■ AIM ■
In your copy, include every line of the listing below exactly but none of the pictures.

■ STORED DATA ■
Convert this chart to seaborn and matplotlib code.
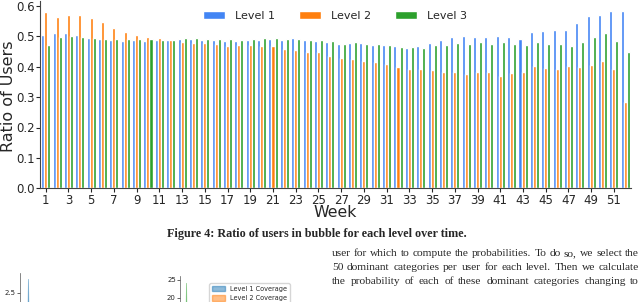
import matplotlib
matplotlib.use("Agg")
import matplotlib.pyplot as plt
import matplotlib.patches as mpatches
import numpy as np
import pandas as pd
import seaborn as sns

weeks = list(range(1, 53))
level1 = [0.504, 0.510, 0.511, 0.504, 0.495, 0.491, 0.487, 0.486, 0.488, 0.485,
          0.488, 0.488, 0.491, 0.491, 0.488, 0.487, 0.486, 0.484, 0.489, 0.489,
          0.492, 0.489, 0.493, 0.488, 0.484, 0.480, 0.476, 0.477, 0.478, 0.471,
          0.472, 0.467, 0.461, 0.468, 0.478, 0.488, 0.497, 0.500, 0.498, 0.497,
          0.501, 0.497, 0.490, 0.514, 0.517, 0.520, 0.522, 0.544, 0.567, 0.569,
          0.583, 0.583]
level2 = [0.579, 0.565, 0.570, 0.570, 0.561, 0.546, 0.526, 0.513, 0.505, 0.498,
          0.493, 0.488, 0.482, 0.479, 0.479, 0.476, 0.469, 0.470, 0.470, 0.468,
          0.467, 0.458, 0.456, 0.448, 0.449, 0.436, 0.430, 0.424, 0.419, 0.415,
          0.410, 0.399, 0.393, 0.392, 0.390, 0.382, 0.383, 0.376, 0.383, 0.381,
          0.370, 0.379, 0.381, 0.402, 0.396, 0.393, 0.402, 0.399, 0.406, 0.418,
          0.393, 0.283]
level3 = [0.471, 0.497, 0.502, 0.497, 0.493, 0.491, 0.491, 0.491, 0.491, 0.490,
          0.489, 0.489, 0.494, 0.493, 0.491, 0.491, 0.490, 0.489, 0.491, 0.495,
          0.494, 0.492, 0.492, 0.488, 0.487, 0.483, 0.476, 0.480, 0.476, 0.475,
          0.470, 0.464, 0.464, 0.462, 0.471, 0.472, 0.479, 0.474, 0.481, 0.476,
          0.481, 0.474, 0.470, 0.482, 0.474, 0.474, 0.468, 0.481, 0.498, 0.510,
          0.485, 0.447]
levels = ["Level 1", "Level 2", "Level 3"]
colors = ["#4285F4", "#FF7F0E", "#2CA02C"]
xtick_labels = [str(w) for w in weeks if w % 2 == 1]
yticks = [0.0, 0.1, 0.2, 0.3, 0.4, 0.5, 0.6]

caption = "Figure 4: Ratio of users in bubble for each level over time."
body_lines = [
    "user for which to compute the probabilities. To do so, we select the",
    "50 dominant categories per user for each level. Then we calculate",
    "the probability of each of these dominant categories changing to",
]

# fragments of the next figure (partially visible at the bottom)
frag1_x = [4.0, 5.0, 5.7, 6.4, 7.5]
frag1_y = [0.0, 1.2, 2.83, 1.2, 0.0]
frag2_x = [3.0, 3.8, 4.3, 4.8, 5.6]
frag2_y = [0.0, 10.0, 24.2, 10.0, 0.0]
frag_legend = ["Level 1 Coverage", "Level 2 Coverage", "Level 3 Coverage"]
frag_colors = ["#1f77b4", "#ff7f0e", "#2ca02c"]

df = pd.DataFrame({
    "Week": weeks * 3,
    "Ratio": level1 + level2 + level3,
    "Level": [lv for lv in levels for _ in weeks],
})

sns.set_style("ticks")
plt.rcParams["font.family"] = ["DejaVu Sans"]

W, H = 640, 302
fig = plt.figure(figsize=(W / 100, H / 100), dpi=100)
y0 = 188.3
ytop = 0.615
ax = fig.add_axes([40 / W, 1 - y0 / H, 591 / W, ytop * 304 / H])
sns.barplot(data=df, x="Week", y="Ratio", hue="Level", palette=colors,
            ax=ax, width=0.80, gap=0, saturation=1, dodge=True)
ax.set_xlim(-0.5, 51.5)
ax.set_ylim(0, ytop)
ax.set_xticks([w - 1 for w in weeks if w % 2 == 1])
ax.set_xticklabels(xtick_labels)
ax.set_yticks(yticks)
ax.set_yticklabels([f"{v:.1f}" for v in yticks])
ax.tick_params(labelsize=8.5, length=3, width=0.8, pad=1)
ax.set_xlabel("Week", fontsize=11.3, labelpad=-1)
ax.set_ylabel("Ratio of Users", fontsize=11.5)
ax.yaxis.set_label_coords(-0.0405, (188.3 - 96) / 187.0)
for s in ["top", "right"]:
    ax.spines[s].set_visible(False)
for s in ["left", "bottom"]:
    ax.spines[s].set_color("#444444")
    ax.spines[s].set_linewidth(0.8)

handles, labels = ax.get_legend_handles_labels()
ax.get_legend().remove()
fig.legend(handles, labels, loc="center", bbox_to_anchor=(0.5235, 0.947),
           bbox_transform=fig.transFigure, ncol=3, frameon=False,
           fontsize=8, handlelength=2.0, handleheight=0.65,
           handletextpad=0.9, columnspacing=2.15)

fig.text(316.5 / W, 1 - 234 / H, caption, ha="center", va="center",
         family="Liberation Serif", fontweight="bold", fontsize=8.7)

renderer = fig.canvas.get_renderer()


def justified(line, x0, x1, y, **kw):
    words = line.split()
    arts = [fig.text(0, y, wd, ha="left", va="baseline", **kw) for wd in words]
    widths = [a.get_window_extent(renderer).width for a in arts]
    gap = (x1 - x0 - sum(widths)) / (len(words) - 1)
    x = x0
    for a, wdt in zip(arts, widths):
        a.set_x(x / W)
        x += wdt + gap


for i, line in enumerate(body_lines):
    justified(line, 332, 639, 1 - (256 + 14 * i) / H,
              family="Liberation Serif", fontsize=8.2)

# fragment 1
ax3 = fig.add_axes([20 / W, 1 - 400 / H, 140 / W, 127 / H])
ax3.fill_between(frag1_x, frag1_y, color=frag_colors[0], alpha=0.5, lw=0.6,
                 edgecolor=frag_colors[0])
ax3.set_xlim(0, 100)
ax3.set_ylim(0, 2.967)
ax3.set_yticks([2.5])
ax3.set_yticklabels(["2.5"])
ax3.set_xticks([])
ax3.tick_params(labelsize=5, length=2, width=0.5, pad=1)
for s in ["top", "right", "bottom"]:
    ax3.spines[s].set_visible(False)
ax3.spines["left"].set_linewidth(0.5)
ax3.spines["left"].set_color("#555555")

# fragment 2
ax4 = fig.add_axes([180 / W, 1 - 370 / H, 140 / W, 94 / H])
ax4.fill_between(frag2_x, frag2_y, color=frag_colors[2], alpha=0.5, lw=0.6,
                 edgecolor=frag_colors[2])
ax4.set_xlim(0, 100)
ax4.set_ylim(0, 26.1)
ax4.set_yticks([0, 5, 10, 15, 20, 25])
ax4.set_xticks([])
ax4.tick_params(labelsize=5, length=2, width=0.5, pad=1)
for s in ["top", "right", "bottom"]:
    ax4.spines[s].set_visible(False)
ax4.spines["left"].set_linewidth(0.5)
ax4.spines["left"].set_color("#555555")
fh = [mpatches.Patch(facecolor=c, alpha=0.5, edgecolor=c) for c in frag_colors]
ax4.legend(fh, frag_legend, loc="upper left",
           bbox_to_anchor=(206 / W, 1 - 280 / H), bbox_transform=fig.transFigure,
           fontsize=4.7, frameon=True, handlelength=2.0, handleheight=0.9,
           borderpad=0.4, labelspacing=0.5)

fig.savefig("out.png", dpi=100)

■ WORKED ANSWER ■
Convert this chart to seaborn and matplotlib code.
import matplotlib
matplotlib.use("Agg")
import matplotlib.pyplot as plt
import matplotlib.patches as mpatches
import numpy as np
import pandas as pd
import seaborn as sns

weeks = list(range(1, 53))
level1 = [0.504, 0.510, 0.511, 0.504, 0.495, 0.491, 0.487, 0.486, 0.488, 0.485,
          0.488, 0.488, 0.491, 0.491, 0.488, 0.487, 0.486, 0.484, 0.489, 0.489,
          0.492, 0.489, 0.493, 0.488, 0.484, 0.480, 0.476, 0.477, 0.478, 0.471,
          0.472, 0.467, 0.461, 0.468, 0.478, 0.488, 0.497, 0.500, 0.498, 0.497,
          0.501, 0.497, 0.490, 0.514, 0.517, 0.520, 0.522, 0.544, 0.567, 0.569,
          0.583, 0.583]
level2 = [0.579, 0.565, 0.570, 0.570, 0.561, 0.546, 0.526, 0.513, 0.505, 0.498,
          0.493, 0.488, 0.482, 0.479, 0.479, 0.476, 0.469, 0.470, 0.470, 0.468,
          0.467, 0.458, 0.456, 0.448, 0.449, 0.436, 0.430, 0.424, 0.419, 0.415,
          0.410, 0.399, 0.393, 0.392, 0.390, 0.382, 0.383, 0.376, 0.383, 0.381,
          0.370, 0.379, 0.381, 0.402, 0.396, 0.393, 0.402, 0.399, 0.406, 0.418,
          0.393, 0.283]
level3 = [0.471, 0.497, 0.502, 0.497, 0.493, 0.491, 0.491, 0.491, 0.491, 0.490,
          0.489, 0.489, 0.494, 0.493, 0.491, 0.491, 0.490, 0.489, 0.491, 0.495,
          0.494, 0.492, 0.492, 0.488, 0.487, 0.483, 0.476, 0.480, 0.476, 0.475,
          0.470, 0.464, 0.464, 0.462, 0.471, 0.472, 0.479, 0.474, 0.481, 0.476,
          0.481, 0.474, 0.470, 0.482, 0.474, 0.474, 0.468, 0.481, 0.498, 0.510,
          0.485, 0.447]
levels = ["Level 1", "Level 2", "Level 3"]
colors = ["#4285F4", "#FF7F0E", "#2CA02C"]
xtick_labels = [str(w) for w in weeks if w % 2 == 1]
yticks = [0.0, 0.1, 0.2, 0.3, 0.4, 0.5, 0.6]

caption = "Figure 4: Ratio of users in bubble for each level over time."
body_lines = [
    "user for which to compute the probabilities. To do so, we select the",
    "50 dominant categories per user for each level. Then we calculate",
    "the probability of each of these dominant categories changing to",
]

# fragments of the next figure (partially visible at the bottom)
frag1_x = [4.0, 5.0, 5.7, 6.4, 7.5]
frag1_y = [0.0, 1.2, 2.83, 1.2, 0.0]
frag2_x = [3.0, 3.8, 4.3, 4.8, 5.6]
frag2_y = [0.0, 10.0, 24.2, 10.0, 0.0]
frag_legend = ["Level 1 Coverage", "Level 2 Coverage", "Level 3 Coverage"]
frag_colors = ["#1f77b4", "#ff7f0e", "#2ca02c"]

df = pd.DataFrame({
    "Week": weeks * 3,
    "Ratio": level1 + level2 + level3,
    "Level": [lv for lv in levels for _ in weeks],
})

sns.set_style("ticks")
plt.rcParams["font.family"] = ["DejaVu Sans"]

W, H = 640, 302
fig = plt.figure(figsize=(W / 100, H / 100), dpi=100)
y0 = 188.3
ytop = 0.615
ax = fig.add_axes([40 / W, 1 - y0 / H, 591 / W, ytop * 304 / H])
sns.barplot(data=df, x="Week", y="Ratio", hue="Level", palette=colors,
            ax=ax, width=0.80, gap=0, saturation=1, dodge=True)
ax.set_xlim(-0.5, 51.5)
ax.set_ylim(0, ytop)
ax.set_xticks([w - 1 for w in weeks if w % 2 == 1])
ax.set_xticklabels(xtick_labels)
ax.set_yticks(yticks)
ax.set_yticklabels([f"{v:.1f}" for v in yticks])
ax.tick_params(labelsize=8.5, length=3, width=0.8, pad=1)
ax.set_xlabel("Week", fontsize=11.3, labelpad=-1)
ax.set_ylabel("Ratio of Users", fontsize=11.5)
ax.yaxis.set_label_coords(-0.0405, (188.3 - 96) / 187.0)
for s in ["top", "right"]:
    ax.spines[s].set_visible(False)
for s in ["left", "bottom"]:
    ax.spines[s].set_color("#444444")
    ax.spines[s].set_linewidth(0.8)

handles, labels = ax.get_legend_handles_labels()
ax.get_legend().remove()
fig.legend(handles, labels, loc="center", bbox_to_anchor=(0.5235, 0.947),
           bbox_transform=fig.transFigure, ncol=3, frameon=False,
           fontsize=8, handlelength=2.0, handleheight=0.65,
           handletextpad=0.9, columnspacing=2.15)

fig.text(316.5 / W, 1 - 234 / H, caption, ha="center", va="center",
         family="Liberation Serif", fontweight="bold", fontsize=8.7)

renderer = fig.canvas.get_renderer()


def justified(line, x0, x1, y, **kw):
    words = line.split()
    arts = [fig.text(0, y, wd, ha="left", va="baseline", **kw) for wd in words]
    widths = [a.get_window_extent(renderer).width for a in arts]
    gap = (x1 - x0 - sum(widths)) / (len(words) - 1)
    x = x0
    for a, wdt in zip(arts, widths):
        a.set_x(x / W)
        x += wdt + gap


for i, line in enumerate(body_lines):
    justified(line, 332, 639, 1 - (256 + 14 * i) / H,
              family="Liberation Serif", fontsize=8.2)

# fragment 1
ax3 = fig.add_axes([20 / W, 1 - 400 / H, 140 / W, 127 / H])
ax3.fill_between(frag1_x, frag1_y, color=frag_colors[0], alpha=0.5, lw=0.6,
                 edgecolor=frag_colors[0])
ax3.set_xlim(0, 100)
ax3.set_ylim(0, 2.967)
ax3.set_yticks([2.5])
ax3.set_yticklabels(["2.5"])
ax3.set_xticks([])
ax3.tick_params(labelsize=5, length=2, width=0.5, pad=1)
for s in ["top", "right", "bottom"]:
    ax3.spines[s].set_visible(False)
ax3.spines["left"].set_linewidth(0.5)
ax3.spines["left"].set_color("#555555")

# fragment 2
ax4 = fig.add_axes([180 / W, 1 - 370 / H, 140 / W, 94 / H])
ax4.fill_between(frag2_x, frag2_y, color=frag_colors[2], alpha=0.5, lw=0.6,
                 edgecolor=frag_colors[2])
ax4.set_xlim(0, 100)
ax4.set_ylim(0, 26.1)
ax4.set_yticks([0, 5, 10, 15, 20, 25])
ax4.set_xticks([])
ax4.tick_params(labelsize=5, length=2, width=0.5, pad=1)
for s in ["top", "right", "bottom"]:
    ax4.spines[s].set_visible(False)
ax4.spines["left"].set_linewidth(0.5)
ax4.spines["left"].set_color("#555555")
fh = [mpatches.Patch(facecolor=c, alpha=0.5, edgecolor=c) for c in frag_colors]
ax4.legend(fh, frag_legend, loc="upper left",
           bbox_to_anchor=(206 / W, 1 - 280 / H), bbox_transform=fig.transFigure,
           fontsize=4.7, frameon=True, handlelength=2.0, handleheight=0.9,
           borderpad=0.4, labelspacing=0.5)

fig.savefig("out.png", dpi=100)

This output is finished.